One of the ill-construed ideas that we have cobbled together is to attach the labels “bad” and “good” to emotions. According to David, when we judge emotions as either “bad” or “good”, we repress or deny those that we label as “bad”. She goes on to argue that when we are conscious of our emotions and do not think we are them, they become simply data points that help us to understand ourselves. For instance, feeling frustrated, irritated, angry or melancholy tells us something we need to know about how we are experiencing the world, signalling that we ought to consider changing something in it or in us. Allowing ourselves to feel not only the easier flowing emotions but also the tougher ones builds our agility to weather life’s inevitable storms.

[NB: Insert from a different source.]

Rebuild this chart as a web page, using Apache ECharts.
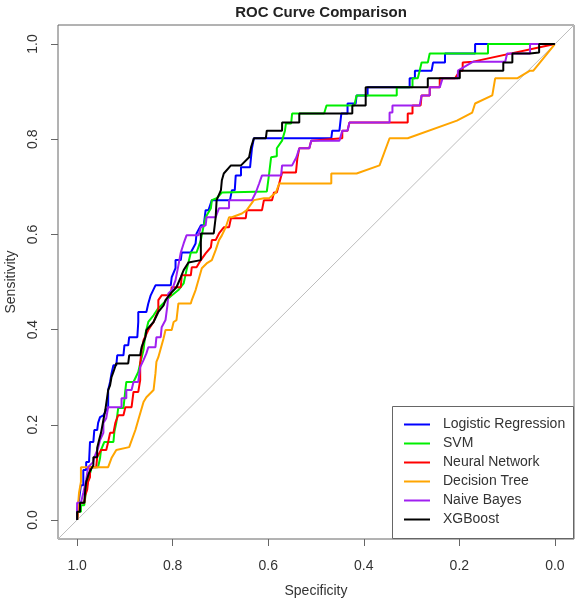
<!DOCTYPE html>
<html><head><meta charset="utf-8">
<script src="https://cdn.jsdelivr.net/npm/echarts@6/dist/echarts.min.js"></script>
<style>html,body{margin:0;padding:0;background:#fff}#c{width:578px;height:601px}</style>
</head><body><div id="c"></div>
<script>
// ---- data (specificity, sensitivity) ----
const modelNames = ['Logistic Regression','SVM','Neural Network','Decision Tree','Naive Bayes','XGBoost'];
const modelColors = ['#0000ff','#00ee00','#ff0000','#ffa500','#a020f0','#000000'];
const tickValues = [0, 0.2, 0.4, 0.6, 0.8, 1.0];
const chanceLine = [[1.04,-0.04],[-0.04,1.04]];

const logisticRoc = [[1,0],[1,.021],[.996,.021],[.996,.042],[.992,.042],[.992,.073],[.987,.073],[.987,.105],[.981,.105],[.981,.122],[.975,.122],[.973,.164],[.966,.164],[.964,.189],[.958,.189],[.956,.204],[.952,.216],[.945,.220],[.935,.237],[.935,.273],[.931,.290],[.928,.308],[.924,.325],[.918,.325],[.916,.346],[.903,.346],[.901,.367],[.893,.367],[.891,.384],[.874,.384],[.872,.416],[.872,.437],[.855,.437],[.851,.455],[.846,.472],[.836,.493],[.804,.493],[.802,.510],[.794,.529],[.794,.546],[.783,.546],[.781,.562],[.762,.562],[.752,.581],[.750,.602],[.741,.619],[.735,.619],[.731,.651],[.725,.651],[.718,.672],[.680,.672],[.676,.693],[.670,.693],[.668,.724],[.657,.724],[.657,.741],[.638,.741],[.636,.762],[.634,.781],[.630,.802],[.468,.802],[.466,.818],[.451,.818],[.447,.854],[.434,.854],[.434,.875],[.417,.875],[.415,.892],[.392,.892],[.392,.909],[.304,.909],[.304,.928],[.293,.928],[.293,.944],[.258,.944],[.255,.961],[.230,.961],[.230,.980],[.167,.980],[.167,1],[0,1]];

const svmRoc = [[1,0],[.998,0],[.998,.017],[.992,.017],[.992,.031],[.985,.031],[.981,.063],[.977,.084],[.975,.090],[.971,.105],[.971,.111],[.956,.111],[.952,.130],[.950,.147],[.943,.164],[.924,.164],[.922,.185],[.918,.204],[.914,.235],[.903,.235],[.899,.273],[.897,.290],[.882,.290],[.872,.311],[.868,.329],[.861,.357],[.857,.392],[.851,.416],[.840,.430],[.830,.445],[.813,.462],[.804,.470],[.788,.483],[.777,.497],[.771,.525],[.767,.541],[.762,.562],[.750,.562],[.741,.588],[.735,.619],[.731,.636],[.720,.655],[.718,.672],[.708,.676],[.697,.688],[.603,.690],[.598,.728],[.594,.762],[.582,.764],[.582,.781],[.571,.797],[.565,.818],[.563,.833],[.552,.833],[.550,.854],[.483,.854],[.478,.871],[.420,.871],[.415,.892],[.331,.892],[.331,.909],[.298,.909],[.298,.928],[.287,.928],[.283,.944],[.279,.961],[.266,.961],[.262,.980],[.140,.980],[.140,1],[0,1]];

const neuralRoc = [[1,0],[.998,0],[.998,.017],[.994,.017],[.994,.036],[.985,.036],[.983,.052],[.979,.063],[.977,.080],[.973,.090],[.973,.111],[.960,.111],[.958,.132],[.950,.147],[.939,.147],[.935,.164],[.931,.183],[.924,.183],[.920,.204],[.914,.220],[.903,.220],[.899,.237],[.886,.237],[.882,.269],[.872,.269],[.868,.294],[.868,.329],[.865,.357],[.861,.378],[.851,.399],[.840,.416],[.836,.420],[.830,.441],[.830,.462],[.823,.472],[.804,.472],[.802,.489],[.783,.489],[.781,.514],[.762,.514],[.760,.531],[.750,.531],[.741,.546],[.731,.560],[.720,.573],[.718,.588],[.710,.588],[.703,.602],[.693,.615],[.682,.615],[.678,.634],[.647,.634],[.645,.651],[.613,.651],[.609,.672],[.592,.672],[.588,.688],[.582,.688],[.577,.707],[.573,.709],[.571,.730],[.542,.730],[.539,.760],[.535,.781],[.514,.781],[.510,.797],[.445,.802],[.445,.818],[.434,.818],[.430,.835],[.308,.835],[.308,.854],[.298,.854],[.298,.871],[.281,.871],[.279,.892],[.262,.892],[.262,.909],[.241,.909],[.241,.928],[.209,.928],[.199,.944],[.193,.944],[.193,.961],[.171,.963],[0,1]];

const treeRoc = [[1,0],[.998,.031],[.996,.057],[.992,.080],[.992,.111],[.935,.111],[.928,.130],[.918,.147],[.891,.153],[.878,.189],[.872,.210],[.861,.248],[.855,.258],[.840,.273],[.836,.308],[.834,.332],[.830,.342],[.819,.382],[.815,.399],[.802,.399],[.798,.416],[.792,.420],[.788,.455],[.762,.455],[.760,.462],[.752,.483],[.746,.504],[.739,.529],[.729,.539],[.718,.546],[.710,.567],[.703,.588],[.697,.598],[.689,.615],[.682,.636],[.676,.636],[.655,.644],[.645,.651],[.630,.672],[.609,.676],[.598,.676],[.584,.688],[.577,.707],[.468,.707],[.468,.728],[.415,.728],[.367,.745],[.346,.802],[.308,.802],[.205,.839],[.173,.856],[.167,.875],[.131,.892],[.125,.928],[.079,.928],[.052,.944],[.045,.944],[0,1]];

const bayesRoc = [[1,0],[1,.036],[.992,.036],[.987,.057],[.981,.084],[.977,.111],[.966,.122],[.964,.132],[.956,.151],[.952,.168],[.945,.183],[.945,.204],[.939,.214],[.935,.237],[.907,.237],[.907,.256],[.897,.256],[.897,.273],[.886,.273],[.882,.290],[.872,.290],[.868,.321],[.861,.336],[.855,.350],[.851,.363],[.836,.363],[.834,.384],[.825,.384],[.823,.405],[.815,.420],[.811,.451],[.809,.476],[.802,.483],[.798,.493],[.794,.504],[.788,.535],[.783,.562],[.777,.581],[.771,.598],[.746,.598],[.741,.615],[.731,.619],[.729,.636],[.710,.636],[.703,.655],[.682,.655],[.682,.672],[.634,.672],[.626,.688],[.619,.707],[.613,.724],[.573,.724],[.571,.745],[.550,.745],[.541,.762],[.535,.781],[.514,.781],[.510,.797],[.451,.797],[.445,.818],[.434,.818],[.430,.835],[.346,.835],[.346,.856],[.340,.856],[.340,.871],[.283,.871],[.279,.892],[.262,.892],[.262,.909],[.241,.909],[.235,.928],[.203,.928],[.203,.944],[.171,.963],[.104,.963],[.100,.980],[.052,.980],[.052,1],[0,1]];

const xgbRoc = [[1,0],[1,.017],[.994,.017],[.994,.036],[.985,.036],[.983,.063],[.981,.080],[.975,.099],[.966,.115],[.966,.132],[.958,.132],[.958,.151],[.954,.168],[.950,.183],[.945,.210],[.941,.231],[.935,.273],[.931,.283],[.928,.300],[.924,.311],[.918,.329],[.893,.329],[.891,.346],[.868,.346],[.865,.363],[.857,.384],[.855,.399],[.851,.403],[.840,.416],[.830,.437],[.819,.451],[.815,.462],[.804,.476],[.792,.489],[.783,.510],[.777,.525],[.767,.541],[.741,.546],[.741,.602],[.714,.602],[.710,.636],[.708,.672],[.699,.693],[.697,.714],[.693,.728],[.678,.745],[.657,.745],[.640,.762],[.636,.783],[.630,.802],[.605,.802],[.603,.818],[.571,.818],[.571,.835],[.535,.835],[.535,.854],[.424,.854],[.424,.871],[.396,.871],[.396,.909],[.266,.909],[.266,.928],[.199,.928],[.199,.944],[.108,.944],[.108,.961],[.089,.961],[.089,.980],[.052,.980],[.033,.982],[.033,1],[0,1]];

const rocData = [logisticRoc, svmRoc, neuralRoc, treeRoc, bayesRoc, xgbRoc];

// ---- chart ----
const font = '"Liberation Sans", Arial, Helvetica, sans-serif';
const chart = echarts.init(document.getElementById('c'), null, {renderer: 'canvas'});
const axisCommon = {
  type: 'value', min: -0.04, max: 1.04,
  nameLocation: 'middle',
  nameTextStyle: {fontSize: 14, color: '#333', fontFamily: font},
  axisLine: {show: false, onZero: false},
  axisTick: {show: true, inside: false, length: 7, customValues: tickValues, lineStyle: {color: '#666', width: 1}},
  splitLine: {show: false}
};
const series = [{
  type: 'line', data: chanceLine, symbol: 'none', silent: true, z: 1,
  lineStyle: {color: '#bdbdbd', width: 1}, animation: false
}];
modelNames.forEach((n, i) => {
  series.push({
    name: n, type: 'line', data: rocData[i], symbol: 'none', showSymbol: false, z: 2 + i,
    lineStyle: {color: modelColors[i], width: 2}, itemStyle: {color: modelColors[i]}
  });
});
chart.setOption({
  animation: false,
  backgroundColor: '#ffffff',
  title: {text: 'ROC Curve Comparison', left: 316, top: 0, textAlign: 'center',
    textStyle: {fontSize: 15, fontWeight: 'bold', color: '#222', fontFamily: font}},
  grid: {left: 58, right: 4, top: 25, bottom: 62, show: true, borderColor: '#666', borderWidth: 1,
    containLabel: false, outerBoundsMode: 'none'},
  xAxis: Object.assign({}, axisCommon, {
    inverse: true, name: 'Specificity', nameGap: 45,
    axisLabel: {customValues: tickValues, formatter: v => v.toFixed(1), margin: 20, fontSize: 14, color: '#333', fontFamily: font}
  }),
  yAxis: Object.assign({}, axisCommon, {
    name: 'Sensitivity', nameGap: 40,
    axisLabel: {customValues: tickValues, formatter: v => v.toFixed(1), rotate: 90, margin: 18, fontSize: 14, color: '#333', fontFamily: font}
  }),
  legend: {
    orient: 'vertical', left: 404, top: 415, padding: 0, itemWidth: 26, itemHeight: 2, itemGap: 0, icon: 'rect', z: 20,
    data: modelNames, selectedMode: false,
    textStyle: {fontSize: 14, lineHeight: 19, color: '#333', fontFamily: font, padding: [0, 0, 0, 8]}
  },
  graphic: [{type: 'rect', z: 15, shape: {x: 392.5, y: 406.5, width: 181, height: 132},
    style: {fill: '#fff', stroke: '#666', lineWidth: 1}}],
  series: series
});
</script></body></html>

Any emotion can navigate us to a better or worse outcome. Some emotions carry more potential for change than others, regardless of whether they are hard or easy to sit with. Behind every activist sits at least one emotion - anger, indignation, rage or the like - that is difficult to bear and could be labelled as “bad”. Conversely, to quote Andie MacDowell’s character in “Sex, Lies and Videotape” “…being happy isn't all that great. I mean, the last time I was really happy... I got so fat. I must have put on 25 pounds.” Judging an emotion for being good or bad is a meaningless line of enquiry – what can be judged as good or bad are our actions and our actions alone.

So, my advice to myself, to my kids and to you is this: let yourself fall into your personal net of emotions. Remember that, in themselves, they are neither good nor bad unless we overlay that judgement onto them. And crucially, no matter how hard or easy emotions feel, they are all transitory and will pass sooner than we think.